Es war ein Wochenende voller großer Emotionen am Hahnenkamm, denn am Tag danach siegte im Slalom Julien Lizeroux, der Franzose, dessen Bruder Yoann, ein Extremsportler, vor einem halben Jahr bei einem Base-Jump tödlich verunglückt war. Als sein Sieg feststand, schaute Lizeroux zum Himmel und schickte einen Kuss hinauf.

Es war Lizeroux' erster Weltcup-Sieg überhaupt, für Defago bereits der dritte. Und der zweite nach dem Triumph am Lauberhorn. Wengen und Kitzbühel, das Klassiker-Double in einer Woche zu gewinnen, gelang erst elf Läufern vor ihm, darunter Legenden wie Jean-Claude Killy, Karl Schranz oder Franz Klammer. „Ein Traum“, sagte Defago, der vier Jahre lang eine Ausbildung in einem Architektur-Büro machte. Nun baute er sich sein eigenes Denkmal. Am Ende einer aufwühlenden Woche, zwischen großer Freude und großer Sorge.

Denn den fürchterlichen Trainingssturz von Daniel Albrecht am Donnerstag hatten sie alle noch im Kopf, auch Defago, der wie Albrecht im Wallis aufwuchs. „Gerade im Ziel habe ich sehr stark an Dani denken müssen“, sagte der Sieger zur AZ, „natürlich ist Skifahren ein Individualsport, aber wenn du den ganzen Winter zusammen bist, kann man das nicht trennen. Der Dani ist ein großer Teil von uns, so etwas kriegst du nicht aus dem Kopf.“

Auch Urs Lehmann, Abfahrts-Weltmeister von 1993 und nun Präsident des Schweizer Skiverbandes, war bewegt. „Didier ist auf den Olymp gefahren, das war Seelenbalsam für uns.“ Lehmann erzählte von den Einzelgesprächen, die er mit seinen Läufern nach Albrechts Sturz hatte. „Ich habe jeden gefragt, ob er bereit sei, die Streif zu fahren. Alle wollten.“ Weil sie auch für ihren Dani fahren wollten.
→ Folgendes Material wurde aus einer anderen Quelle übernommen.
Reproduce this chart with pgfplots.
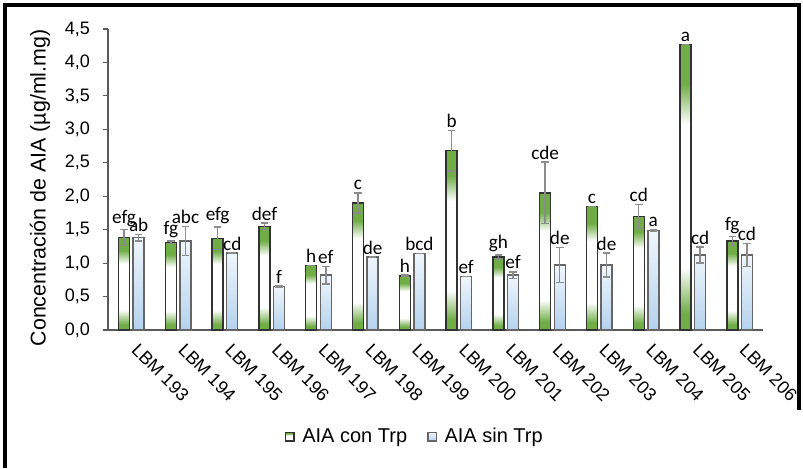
\documentclass[border=0pt]{standalone}
\usepackage{pgfplots}
\pgfplotsset{compat=1.18}
\usepackage{pgfplotstable}
\usepackage{fontspec}
\setmainfont{Liberation Sans}
\newfontfamily\letfont{Carlito}
\definecolor{gbar}{HTML}{70AD47}
\definecolor{bbar}{HTML}{B4D2EE}
\definecolor{btop}{HTML}{F0F6FC}
\definecolor{axgray}{HTML}{595959}
\definecolor{errgray}{HTML}{8C8C8C}
\pgfdeclareverticalshading{greenbar}{100bp}{color(0bp)=(gbar); color(28bp)=(gbar); color(36bp)=(white); color(61bp)=(white); color(68bp)=(gbar); color(100bp)=(gbar)}
\pgfdeclareverticalshading{bluebar}{100bp}{color(0bp)=(bbar); color(25bp)=(bbar); color(75bp)=(btop); color(100bp)=(btop)}
\pgfplotstableread{
x g ge b be lg lb
0 1.38 0.12 1.38 0.05 efg ab
1 1.31 0.02 1.33 0.22 fg abc
2 1.37 0.17 1.15 0.00 efg cd
3 1.55 0.05 0.65 0.01 def f
4 0.96 0.00 0.82 0.13 h ef
5 1.90 0.15 1.09 0.00 c de
6 0.81 0.01 1.14 0.00 h bcd
7 2.68 0.30 0.80 0.00 b ef
8 1.09 0.03 0.82 0.05 gh ef
9 2.05 0.46 0.97 0.26 cde de
10 1.85 0.00 0.97 0.18 c de
11 1.70 0.18 1.49 0.01 cd a
12 4.27 0.00 1.12 0.12 a cd
13 1.33 0.07 1.12 0.17 fg cd
}\datatab
\pgfplotsset{
  gbarstyle/.style={ybar, bar width=0.235, bar shift=-0.156, draw=black!80, line width=0.7pt, shade, shading=greenbar},
  bbarstyle/.style={ybar, bar width=0.235, bar shift=0.156, draw=black!60, line width=0.7pt, shade, shading=bluebar},
  errstyle/.style={draw=none, mark=none, forget plot, error bars/.cd, y dir=both, y explicit, error bar style={draw=errgray, line width=0.7pt}, error mark options={draw=errgray, rotate=90, mark size=1.9pt, line width=0.7pt}},
  letstyle/.style={draw=none, mark=none, forget plot, nodes near coords, point meta=explicit symbolic, nodes near coords style={anchor=south, font=\letfont\fontsize{9.6}{11}\selectfont, inner sep=1.2pt, text=black}},
}
\begin{document}
\begin{tikzpicture}
\useasboundingbox (0,0) rectangle (401.5pt,234pt);
\draw[line width=2pt] (2.35pt,0) -- (2.35pt,231.65pt) -- (399.65pt,231.65pt) -- (399.65pt,29pt);
\begin{axis}[
  at={(54pt,69pt)}, anchor=south west,
  scale only axis, width=327.5pt, height=150.5pt,
  xmin=-0.5, xmax=13.5, ymin=0, ymax=4.5,
  axis x line*=bottom, axis y line*=left,
  axis line style={axgray, line width=0.6pt},
  every tick/.style={axgray, line width=0.6pt},
  tick align=outside, major tick length=2.5pt,
  ytick={0,0.5,1,1.5,2,2.5,3,3.5,4,4.5},
  /pgf/number format/.cd, fixed, fixed zerofill, precision=1, use comma, assume math mode=true,
  /pgfplots/.cd,
  yticklabel style={font=\fontsize{9}{10.8}\selectfont, xshift=-3pt},
  xtick={0,...,13},
  xticklabels={LBM 193,LBM 194,LBM 195,LBM 196,LBM 197,LBM 198,LBM 199,LBM 200,LBM 201,LBM 202,LBM 203,LBM 204,LBM 205,LBM 206},
  major x tick style={draw=none},
  extra x ticks={-0.5,0.5,1.5,2.5,3.5,4.5,5.5,6.5,7.5,8.5,9.5,10.5,11.5,12.5,13.5},
  extra x tick labels={},
  extra x tick style={major x tick style={axgray, line width=0.6pt}},
  xticklabel style={xshift=4pt, yshift=-2pt, rotate=-45, anchor=north west, font=\fontsize{9}{10.8}\selectfont, inner sep=1pt},
  ylabel={Concentración de AIA (µg/ml.mg)},
  every axis y label/.style={at={(axis description cs:-0.104,0.472)}, rotate=90, anchor=center, font=\fontsize{10.7}{12}\selectfont},
  legend style={at={(0.470,-0.355)}, anchor=center, draw=none, legend columns=2, font=\fontsize{10}{12}\selectfont, /tikz/every even column/.append style={column sep=8pt}},
  legend image code/.code={\draw[#1] (0pt,-2.1pt) rectangle (4.2pt,2.1pt); \path (6pt,0pt);},
  clip=false,
]
\addlegendimage{gbarstyle}
\addlegendentry{AIA con Trp}
\addlegendimage{bbarstyle}
\addlegendentry{AIA sin Trp}
\pgfplotsinvokeforeach{0,...,13}{
  \pgfplotstablegetelem{#1}{g}\of\datatab
  \edef\tmpplot{\noexpand\addplot[gbarstyle, forget plot] coordinates {(#1,\pgfplotsretval)};}
  \tmpplot
  \pgfplotstablegetelem{#1}{b}\of\datatab
  \edef\tmpplot{\noexpand\addplot[bbarstyle, forget plot] coordinates {(#1,\pgfplotsretval)};}
  \tmpplot
}
\addplot[errstyle] table[x expr=\thisrow{x}-0.156, y=g, y error=ge]{\datatab};
\addplot[errstyle] table[x expr=\thisrow{x}+0.156, y=b, y error=be]{\datatab};
\addplot[letstyle] table[x expr=\thisrow{x}-0.156, y expr=\thisrow{g}+\thisrow{ge}, meta=lg]{\datatab};
\addplot[letstyle] table[x expr=\thisrow{x}+0.156, y expr=\thisrow{b}+\thisrow{be}, meta=lb]{\datatab};
\end{axis}
\end{tikzpicture}
\end{document}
Albrecht lag auch Sonntag noch im künstlichen Koma. Weitere Schwellungen im Gehirn oder andere Komplikationen gab es nicht, die Mediziner sind vorsichtig optimistisch. Albrechts Manager Giusep Fry: „Dani ist ein Fan der Rocky-Filme mit Sylvester Stallone. Ich bin mir sicher, er kommt wie Rocky Balboa nach einem K.o. wieder zurück.“ Und wenn er keine Rennen mehr fahren könnte? „Er würde auch neben der Piste eine neue Herausforderung finden“, sagt Fry, „wichtig ist aber nur, dass er wieder ganz gesund wird.“

Sie alle hoffen, dass es Daniel Albrecht so geht wie seinem Bruder Fabian. Auch der hatte mal eine Gehirnblutung, vor einigen Jahren, aufgrund eines Geburtsfehlers. Heute leitet er ohne Folgeschäden ein Hotel im Heimatort Fiesch.

Dort will ihn die Familie bald wieder haben. Und dort, so hoffte Defago, kann sich Albrecht am 7. Februar die Abfahrt von Val d'Isere im Fernsehen anschauen und sehen, wie sein Freund Didier WM-Gold gewinnt. Das gäbe ihm dann sicher viel Kraft, dem Rocky aus dem Wallis.